Before 2016, Mark and I had never heard of Neuroendocrine Tumors (NET) or NET cancer. Not surprising, as there are a lot of cancers out there.

For us, the rush to the ER and emergency surgery to alleviate the blockage in the small intestine was just the beginning of a days-long wait to confirm the diagnosis of Neuroendocrine Tumors (NET cancer).

Post-surgery, the two masses removed from the small intestine and mesentery, as well as samples from nearby lymph nodes, were sent to a pathology lab for analysis. The surgeon who performed the operation was a surgical oncologist, and based on her experience, she told me it was cancer right after the surgery. But as a loved one in shock, I needed hard facts — a lab report or some other official-looking document to confirm the news. Thus began THE WAIT.

The mind is a funny thing. When faced with unwanted information, the diagnosis from an experienced specialist — which, under normal circumstances, would be unquestioned — somehow didn’t seem to be enough. Denial and hope for an alternative took over my mind and I refused to accept the reality of cancer until I saw the official pathology report. Unfortunately, pathologists require time — time to do their analyses and time to compile the report. The four-day wait ended up feeling like an eternity.

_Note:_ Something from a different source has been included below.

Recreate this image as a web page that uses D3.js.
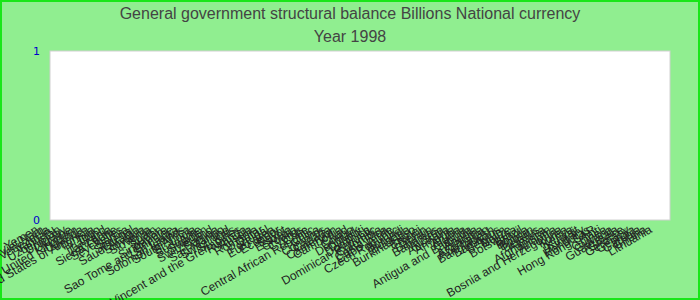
<html lang="en">
<head>
  <meta charset="UTF-8">
  <title>General government structural balance</title>
  <script src="https://cdn.jsdelivr.net/npm/d3@7"></script>
  <style>
    body { margin: 0; }
  </style>
</head>
<body>
  <svg width="700" height="300"></svg>

  <script>
    // Titles
    const title = "General government structural balance Billions National currency";
    const subtitle = "Year 1998";

    // Countries, in the order shown on the axis
    const countries = [
      "Yemen", "Viet Nam", "Venezuela", "Vanuatu", "Uzbekistan", "Uruguay", "Ukraine",
      "United Kingdom", "Uganda", "United States of America", "Tunisia", "Togo", "Thailand",
      "Tanzania", "Sierra Leone", "Seychelles", "Serbia", "Senegal", "Saudi Arabia", "Slovakia",
      "Slovenia", "Spain", "Sudan", "Singapore", "Sao Tome and Principe", "Sri Lanka",
      "Solomon Islands", "South Africa", "St. Lucia", "Suriname", "Sweden", "Switzerland",
      "Samoa", "San Marino", "Swaziland", "St. Kitts", "Saint Vincent and the Grenadines",
      "Rwanda", "Russia", "Romania", "Qatar", "Portugal", "Euro area", "Ecuador", "Egypt",
      "Estonia", "Croatia", "Cyprus", "Chile", "Central African Republic", "China", "Comoros",
      "Canada", "Cameroon", "Cambodia", "Chad", "Congo", "Denmark", "Djibouti", "Dominica",
      "Dominican Republic", "Colombia", "Costa Rica", "Cabo Verde", "Czech Republic", "Burundi",
      "Bulgaria", "Burkina Faso", "Brunei", "Benin", "Bahrain", "Bahamas", "Austria",
      "Australia", "Armenia", "Aruba", "Algeria", "Antigua and Barbuda", "Angola", "Argentina",
      "Azerbaijan", "Bangladesh", "Barbados", "Belgium", "Belize", "Botswana", "Brazil",
      "Bolivia", "Bhutan", "Belarus", "Albania", "Afghanistan", "Andorra",
      "Bosnia and Herzegovina", "Korea", "Kenya", "Kuwait", "Hungary", "Honduras",
      "Hong Kong SAR", "Haiti", "Guinea", "Guyana", "Guatemala", "Greece", "Germany", "Georgia",
      "Gambia", "Ghana", "Lithuania"
    ];

    // No values are reported for 1998
    const values = [];

    // Y axis ticks
    const yTicks = [0, 1];

    const svgWidth = 700;
    const svgHeight = 300;
    const margin = { top: 51, right: 30, bottom: 80, left: 50 };
    const width = svgWidth - margin.left - margin.right;
    const height = svgHeight - margin.top - margin.bottom;

    const svg = d3.select("svg");

    // fond vert + bordure
    svg.append("rect")
      .attr("x", 1).attr("y", 1)
      .attr("width", svgWidth - 2).attr("height", svgHeight - 2)
      .attr("fill", "#90ee90")
      .attr("stroke", "#19e619")
      .attr("stroke-width", 2);

    // titres
    svg.append("text")
      .attr("x", svgWidth / 2).attr("y", 19)
      .attr("text-anchor", "middle")
      .style("font-family", "'Liberation Sans', Arial, sans-serif")
      .style("font-size", "16px")
      .attr("fill", "#444")
      .text(title);

    svg.append("text")
      .attr("x", svgWidth / 2).attr("y", 42)
      .attr("text-anchor", "middle")
      .style("font-family", "'Liberation Sans', Arial, sans-serif")
      .style("font-size", "16px")
      .attr("fill", "#444")
      .text(subtitle);

    const g = svg.append("g")
      .attr("transform", `translate(${margin.left},${margin.top})`);

    // zone du graphique
    g.append("rect")
      .attr("width", width)
      .attr("height", height)
      .attr("fill", "white")
      .attr("stroke", "#d0d0d0")
      .attr("stroke-width", 1);

    const x = d3.scaleBand()
      .domain(countries)
      .range([0, width])
      .padding(0.1);

    const y = d3.scaleLinear()
      .domain([0, 1])
      .range([height, 0]);

    // barres (aucune valeur)
    g.selectAll(".bar")
      .data(values)
      .join("rect")
      .attr("class", "bar")
      .attr("x", d => x(d.country))
      .attr("y", d => y(Math.max(0, d.value)))
      .attr("width", x.bandwidth())
      .attr("height", d => Math.abs(y(d.value) - y(0)))
      .attr("fill", "steelblue");

    // axe x
    const xAxis = g.append("g")
      .attr("transform", `translate(0,${height})`)
      .call(d3.axisBottom(x).tickSize(0));
    xAxis.select(".domain").remove();
    xAxis.selectAll("text")
      .attr("y", 0)
      .attr("dy", 0)
      .attr("transform", "translate(-14,12) rotate(-30)")
      .style("text-anchor", "end")
      .style("font-family", "'Liberation Sans', Arial, sans-serif")
      .style("font-size", "12px")
      .attr("fill", "#222");

    // axe y
    const yAxis = g.append("g")
      .call(d3.axisLeft(y).tickValues(yTicks).tickFormat(d3.format("d")).tickSize(0).tickPadding(10));
    yAxis.select(".domain").remove();
    yAxis.selectAll("text")
      .style("font-family", "'DejaVu Sans', sans-serif")
      .style("font-size", "11px")
      .attr("fill", "#0000cc");
  </script>
</body>
</html>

From a caregiver’s perspective, the wait was even more difficult because I didn’t know what to say to Mark. Even though he was heavily medicated while recovering from the surgery, the possibility of cancer caused bouts of anxiety and uncontrolled emotions. It was so difficult to see his body in recovery but his mind tied up trying to process the uncertainty of the situation and the possibility of a very serious diagnosis. The pathology results became a focal point. He began to fixate on when those results would come, and his emotional state deteriorated.

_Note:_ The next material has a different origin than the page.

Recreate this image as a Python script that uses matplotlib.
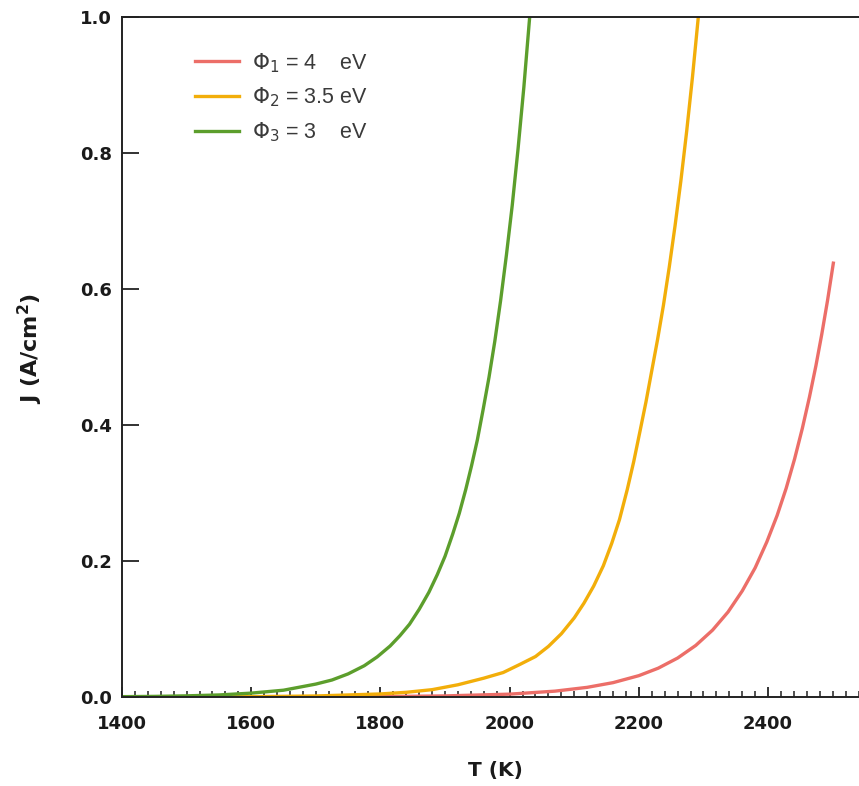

But as a loved one in shock, I needed hard facts — a lab report or some other official-looking document to confirm the news.
Thus began THE WAIT.

Mark was still in the hospital when I finally received a call from the doctor. She confirmed the diagnosis of NET cancer. The primary tumor was in the small intestine with metastases to the mesentery and lymph nodes. There was now no escape from facing reality.

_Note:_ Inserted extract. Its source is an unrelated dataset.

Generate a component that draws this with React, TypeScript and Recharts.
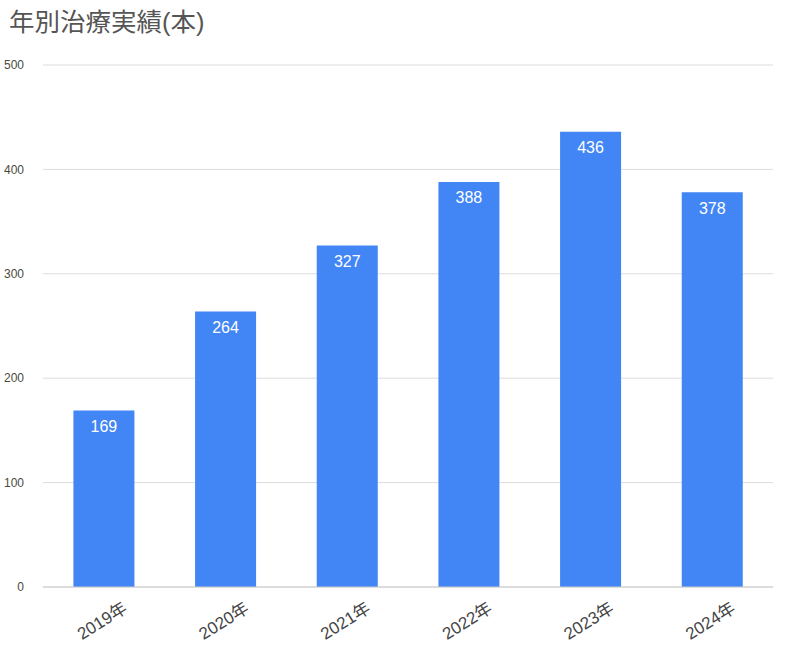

Given the emotional challenges Mark faced during the prior few days, the doctor and I came up with a strategy to convey the news. She brought in a medical oncologist who presented the results and the diagnosis in context, explaining what the results meant; the extent of disease; and next steps. I truly appreciated the informative yet positive way in which the oncologist communicated to us. It made a difference.

Receiving a confirmed diagnosis was just the beginning of the journey, but it was an important step for us. I think the biggest lesson I learned through this experience was how important it is to actively communicate with the medical team and advocate for your loved one, to make sure that difficult news like a medical diagnosis is communicated in the most compassionate way possible.